Выбрать главу

Пообедав, я сразу проснулся с ощущением приятной тяжести в желудке. Встав с кровати, подошел к сидящему в кресле Матвею Утюгову и молча поклонился ему.

– Ты сыт, Геннадий? – спросил меня мой друг.

– Я сыт, Матвей. Ты совершил чудо!

– Что ты чувствовал во сне?

– У меня осталось ощущение, что обеденный стол, за которым я сидел, и посуда – не вполне реальны. Полуреальны, что ли… А я и еда – вполне реальны.

– Так оно и есть. Гена. Эта небесная пища вполне вещественна. Вскоре ты в этом убедишься. Кухни – отменяются, но сортиры – не отменяются.

Завершая эту главу, я прошу у читателей прощения за одно прозаически-физиологическое сообщение. Обед, съеденный мною во сне, переварился в моем желудке в нормальный срок. И именно в туалете, воссев на стульчак, я окончательно убедился в том, что небесно-космическая пища столь же реальна, как и пища земная.

7. Промежуточная глава

На следующий день я снова побывал у Матвея. На этот раз я заранее обмозговал меню и, надевая шапку-утюговку, уже знал, что буду есть во сне. Пообедав, проснувшись в блаженной сытости, я сказал своему другу, что скоро все человечество поклонится ему в пояс.

– Геннадий, не надо мне поклонов. Меня вот что тревожит: боюсь, что в патентном бюро будут большие осложнения. Да и после по крутой лестнице придется мне подниматься, – и ступенек не счесть.

Чтобы отвлечь его от грустных мыслей, я начал задавать ему всякие вопросы. Первым делом спросил, распространяется ли на животных возможность питаться небесной пищей. Матвей ответил, что нет, у животных иное соотношение сигнальных волн, исходящих из мозга и желудка. А на вопрос, как же будут питаться дети, он сказал, что в течение первого года своей жизни они, как встарь, будут кормиться материнским молоком, а затем пищей небесной, причем переход на нее будет осуществляться совершенно безболезненно. Ведь в мозгу каждого человека закодирована генетическая информация о том, чем питались его предки. Таким образом, сигнальная система детских мозгов и желудков будет извлекать из космической пустоты нужную им пищу. Далее я поинтересовался, смогут ли слепые воспользоваться изобретением Матвея, и он сообщил мне, что смогут. Ведь даже в мозгу слепого от рождения человека живет зрительное и вкусовое представление о том, что ели его отец и мать, его деды и прадеды.

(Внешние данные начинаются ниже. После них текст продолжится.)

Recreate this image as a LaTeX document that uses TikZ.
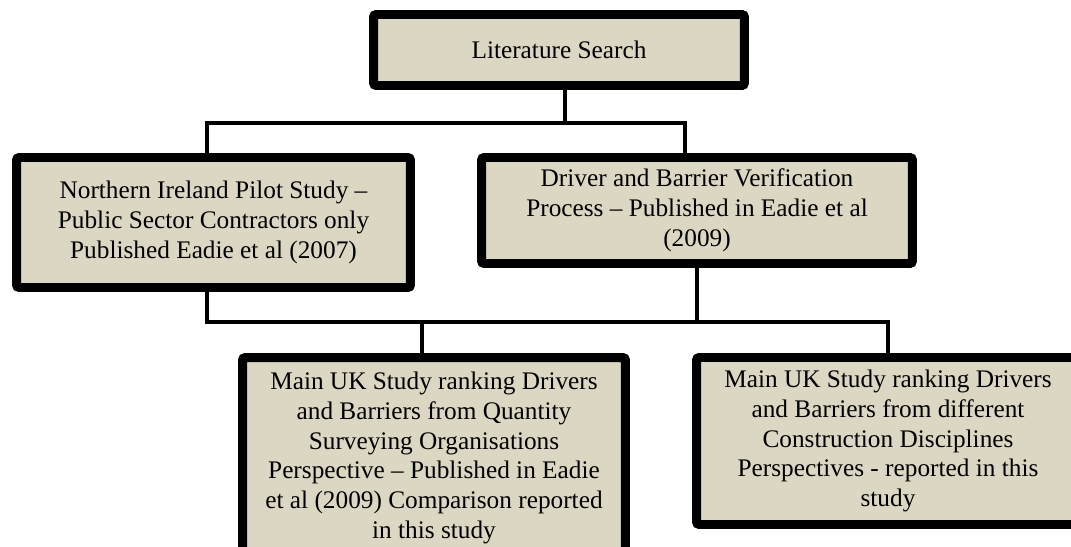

Когда я вернулся домой, в комнату постучалась Марсельеза Степановна и сообщила, что в мое отсутствие звонила из Подмосковья Зоя. Там у них все в порядке, но Зою беспокоит, что я тут, на холостом положении, питаюсь плохо. После этого сообщения Марсельеза Степановна пригласила меня в свою комнату: она только что пшенную кашу сварила и охотно поделится со мной.

– Спасибо, я сыт-сытехонек, – ответил я доброй соседке.

– Нет, нет, не притворяйтесь сытым, Геннадий Борисович! Идите ко мне!

Я пошел с ней в ее комнату. Но не для того, чтобы поесть, а для того, чтоб рассказать ей, как я сегодня поел. Эта пенсионерка, бывшая библиотекарша, была умна, честна и добра. Говорили, что она могла получить отдельную однокомнатную квартиру, но безвозмездно отказалась от нее ради пожилой своей сослуживицы. Все жильцы нашей дружной коммуналки очень уважали Марсельезу Степановну, советовались с ней, когда у них возникали какие-нибудь житейские недоразумения, своими радостями с ней делились. И я решил поведать ей о великом открытии своего друга. Ведь этого не следовало держать в тайне, наоборот, об этом надо было оповестить всех людей – тогда они скорее примутся за практическое осуществление гениального открытия, так считал я.

– Марсельеза Степановна, я не хочу пшенной каши. Я хочу рассказать вам о невозможном, которое стало возможным, – начал я.